Главное: беседы были нам воистину всласть. И ему откровенничать, и мне услышать исповедь грешника. Правда, не ведаю, что испытывает священник, отпуская грехи, но что ощущает журналист, я теперь знал. Мне почему-то было очень горько и больно за моего собеседника: его душевное одиночество способно было любого потрясти. Нет нужды описывать процедуру и форму наших разговоров, все это по сути видно и узнается по самой повести. О самом первом разговоре я все же скажу читателю. В нем Молодый изложил мне некие условия для будущих бесед. Прежде всего, сказал он, как и на Лубянке, ничего не записывать — раз. Второе: желательно (он употребил мягкий вариант запретительства) полностью доверять мне, независимо от того, правдиво ли звучат мои слова, аргументы и логика, это важно не столько мне, сколько вам и вашей публикации, если она будет. Поверьте, добавил после паузы, дав мне переварить услышанное, я не буду лгать, но «наши порядки» специфичны, я знаю их лучше вас. И последнее: вы узнаете разные имена и цифры — как быть с этим? Отвечаю на незаданный вопрос: запоминайте и после расставания дуйте домой и записывайте. Ошибетесь? — не беда, это не страшно, наша работа не математические или физические формулы, наша наука бытовая, в ней важен принцип, а не скрупулезность. Напутаете в цифрах? — на пользу. Назовете Иванова Сидоровым? — они и так останутся живы и себя все равно узнают, зато прицепиться к ним никто не сумеет. Вы все поняли? Понял, сказал я, например, фамилию вашего миллионера я услышал с буквой «с», можно писать, как я слышу или как на самом деле? Он сказал: повторите вопрос. Я ответил: «Лансдейл» или «ЛонГсдейл»? Лишь бы в печь полез — полная вам свобода. Позвольте, тихо воскликнул я (если уместно восклицать шепотом), я буду писать «документальную» повесть, а придумать каждый лучше меня умеет! Вы очень интересный человек, улыбнулся Молодый, у вас как раз и получится больше документальности, чем у рисующих с натуры художников-реалистов, одно примитивное вранье. Лично я предпочитаю Шагала и Пикассо, самых ярких документалистов, по крайней мере, для моей родной профессии. Вы понимаете меня и наши профессиональные мозги и психологию? Вот об этом и пишите. Если у вас получится.

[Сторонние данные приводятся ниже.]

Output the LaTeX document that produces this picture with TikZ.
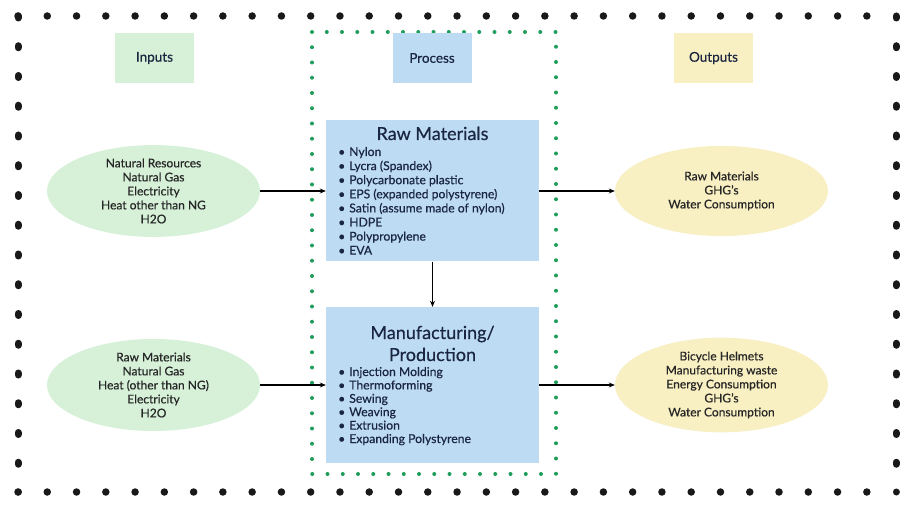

Забегая вперед и угадывая вопрос читателя, скажу сразу: в повести не слепок, не маска, которые делают скульпторы, лепя живую натуру. В процессе бесед я сделал самое существенное для литератора открытие: мой герой никогда и никому не говорил и не скажет правды о своей профессии, о себе и о своем прошлом. Он — терра инкогнита, творческий человек, живописно рисующий собственную судьбу. Отсюда я принял ответственное решение: если он видит себя таким, я либо волен изобразить героя, как он мне представляется, независимо от истины, то есть сыграть в его игру, либо оставить себе право и свободу отказаться. Простор для фантазии и действий, приближенных к реальности, пока мне пришелся по душе и по силам. Разве не так писали классики (которым я в подметки не гожусь!) свои замечательные повести, «переворачивая» прототипы по собственному представлению.
Таков должен быть по моему мнению «детектор правды», то есть закон повествования. Позже я еще расскажу читателю, какие эпизоды придумал и домыслил к рассказанному моим героем, буквально влезая в его психологию и в состояние, как если бы сам был Кононом Молодым. Самое поразительное заключается в том, что много времени спустя, когда уже была опубликована повесть, на читателя хлынул поток воспоминаний о Молодом: бывшие его коллеги или едва с ним знакомые люди стали лихо цитировать придуманные мною эпизоды и истории, как рассказанные им самим Кононом Трофимовичем. Это были публикации под видом откровений Молодого в минуты расслабленности, да еще снабженные пошлыми «дамскими» подробностми о победах разведчика вовсе не на том фронте. Обижаться? Качать права? Пустое это дело. Правда, одному из «очевидцев», не удержавшись, позвонил домой: вы можете показать мне, если не возражаете, записи рассказов Молодого, сделанные вами лично? Конечно, было в ответ, я сейчас поищу в архивах (!) и тут же отзвоню вам. До сих пор жду звонка, десять лет миновали. Бог им судья. И они лгали читателю, но и я не безгрешен перед вами, домысливая и «обогащая» своего героя по моему подобию и по здравому смыслу; разница была лишь в том, что я цитировал себя, а они — пользовались вторичным сочинительством (как жевать уже пережеванное). Ложь, сопутствующая жизни и судьбе профессионального разведчика. Суета сует.